12(b)(6) is guided by two principles: First, although a court must accept as true all of the allegations contained in a complaint, that tenet is inapplicable to legal conclusions, and [t]hreadbare recitals of the elements of a cause of action, supported by mere conclusory statements, do not suffice. Second, only a complaint that states a plausible claim for relief survives a motion to dismiss and [d]etermining whether a complaint states a plausible claim for relief will . . . be a context-specific task that requires the reviewing court to draw on its judicial experience and common sense.

Harris v. Mills, 572 F.3d 66, 72 (2d Cir. 2009) (quoting Ashcroft v.
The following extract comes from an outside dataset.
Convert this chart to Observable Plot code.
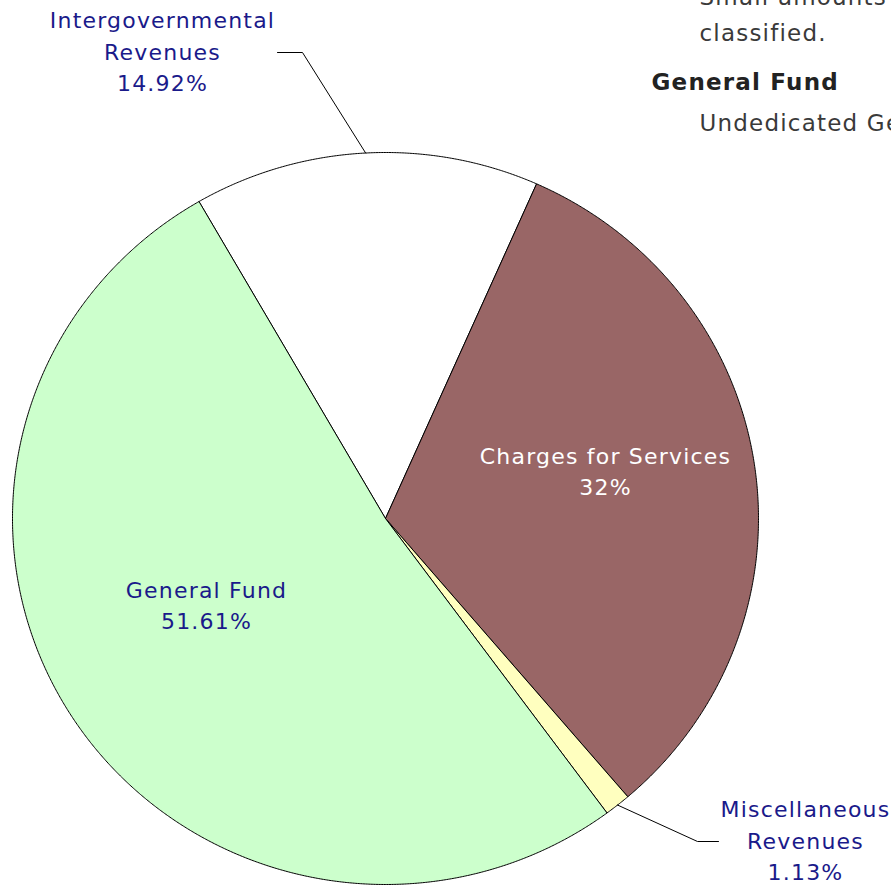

Iqbal, 556 U.S. 662, 664, 129 S. Ct. 1937, 1940, 173 L.Ed. 2d 868 (2009)). 3 Thus, “[w]hen there are well-pleaded factual allegations, a court should assume their veracity and . . . determine whether they plausibly give rise to an entitlement of relief.” Iqbal, 556 U.S. at 679. B. AS TO THE LIMITATION ACT.

The Limitation Act provides that, within six months after receiving a claim, a vessel owner may bring a civil action in federal court, seeking a judgment exonerating him or limiting his liability. See 46 U.S.C. § 30511(a). “When the owner brings such a suit and posts security in accordance with 46 U.S.C. § 30511(b), the pursuit of all claims against the owner related to the matter in question ceases, pending determination of the petition for exoneration or limitation of liability.” In re Complaint of Messina, 574 F.3d 119, 122 (2 Cir. 2009); 46 U.S.C. § 30511(c). The Limitation Act specifically applies to claims against the owners of a vessel that involve, inter alia, “any loss, damage, or injury by collision, or any act, matter, or thing, loss, damage . . . done, occasioned, or incurred, without the privity or knowledge of the owner.” 46 U.S.C § 30505(b). “The effect of the Act and its predecessors is ‘to enable the vessel owner to limit his risk to his

interest in the ship in respect to all claims arising out of the conduct of the master and crew . . . , while leaving him liable for his own fault [and] neglect.’” Messina, 574 F.3d at 126 (quoting The 84-H, 1924 AMC 774, 778, 296 F. 427, 431 (2 Cir. 1923)). “Whether a defendant is entitled to limit liability requires a two-part inquiry.” Haney v. Miller's Launch, Inc., 2011 AMC 1931, 1943, (E.D.N.Y. 2010) (citing Messina, 574 F.3d at 126– 27).